Several non-government organizations involved in overseas employment issues banded together to oppose Philhealth Circular No. 022 that would nearly triple the amount of premiums to be paid by overseas Filipino workers by next year.
Philhealth convened a consultative meeting with a handful of non-profit organizations representing overseas Filipino workers this morning. Walter Bacareza, vice-president of its Member Management Group presented the agency’s plans to increase membership rates including that of OFWs as well as the Board’s intention to “revolutionize” healthcare services in the country.

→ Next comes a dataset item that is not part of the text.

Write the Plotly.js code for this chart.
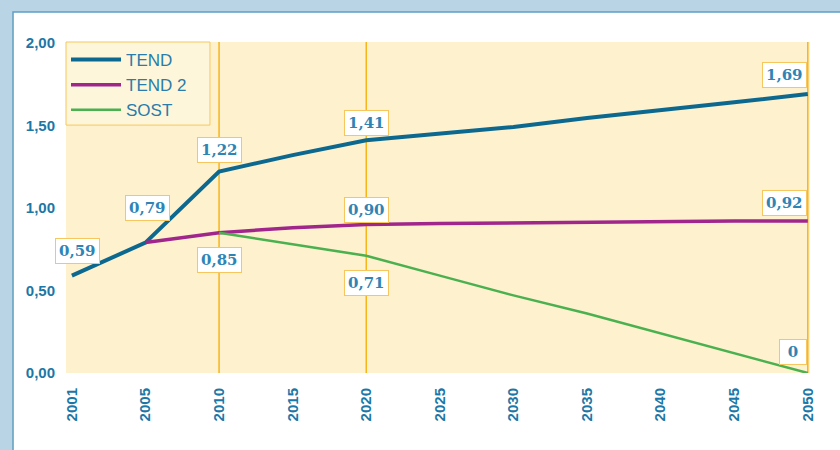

Philhealth vice-president for corporate affairs Gregorio Rulloda was also present in the meeting.
Former labor undersecretary Susan Ople of the Blas F. Ople Center, Luther Calderon, president of the Kabalikat ng Migranteng Pilipino, Inc., Apostol Gratela, chairman of the Kalahi-Advocate for Overseas Filipinos and Jun Aguilar of the Filipino Migrant Workers’ Group objected to the planned increases citing the lack of consultations with the labor and overseas workers’ sectors. With two weeks to go before the new rates are imposed, the health agency issued the invitations for today’s consultative meeting to a handful of OFW sector representatives only yesterday. The circular itself was issued on December 15.
“On January 2, unless the Philhealth Board withdraws its circular, all overseas workers would be paying 300 pesos more for their Philhealth premium and for those unable to pay that amount within the first six months of 2012, they would have to pay 2,400 pesos as annual premium from July onwards, a huge amount compared to the current 900 pesos being shelled out by every OFW. These new rates are being imposed without consultations, without clear explanations, and without consideration given the heavy financial burdens already being experienced by our migrant workers’ given the series of calamities and continued slowdown in the world economy,” the leaders of the said NGOs said.
During the consultative meeting, Philhealth officials explained that the higher premiums would allow the agency to meet its performance targets as well as attain the country’s Millennium Development Goals and aspiration for universal health care coverage. Vice-President Bacareza also cited the GOCC Governance Act of 2011 that includes a performance evaluation of all GOCCs.
“It is unfortunate that the Philhealth Board of Directors decided to issue and release this new circular while the nation is grieving over the deaths of so many of our compatriots in Iligan, Cagayan de Oro and other parts of the Visayans and Mindanao regions. We question the timing, the lack of consultations, and the inexplicable haste by which this new circular is now being imposed not only on our OFWs but on all workers covered by Philhealth,” Susan Ople said.
Jun Aguilar of the Filipino Migrant Workers’ Group who was a former OFW in Saudi Arabia said that most OFWs are not even aware of the benefits due them as Philhealth members. “My son is an OFW and he relies on the more efficient health care system in Saudi Arabia rather than Philhealth because that is where he is situated. Why should he now pay triple the cost of premium to enable Philhealth to meet its own internal targets?”
Aguilar also cited a provision in the Amendments to the Migrant Workers’ Act otherwise known as Republic Act No. 10022 that prohibits any increases in government fees for services rendered to OFWs.
Another OFW advocate, Luther Custodio, objected to the planned increase and called for a more intensified information campaign from Philhealth about its “revolutionary” changes to the current national health program.
Moves to oppose the Philhealth premium increases are set to snowball with the participation of OFW bloggers that founded the annual Philippine Expat/OFW Bloggers Award (PEBA). PEBA founder Jebee Solis who is based in Saudi Arabia said his group will blog against the new Philhealth circular citing the fact that most foreign companies obtain health insurance for foreign workers.
Philhealth officials who were present during the consultative meeting with the NGOs promised to report to the Board the concerns of the OFW sector on the impact of the abrupt increase in Philhealth premiums on the expenses of every departing worker, and on those wanting to renew their memberships.
“We are appealing to the Philhealth leadership to be more considerate given these extraordinarily difficult times. Every OFW with relatives in calamity-stricken areas will be relied upon to help defray the rebuilding of homes, and the sustenance of their surviving kin. We seek a deferment of Philhealth Circular No. 022 pending more extensive consultations and so that all of us can focus our efforts and attention in helping out those devastated by the floods in Mindanao,” the civil society leaders said.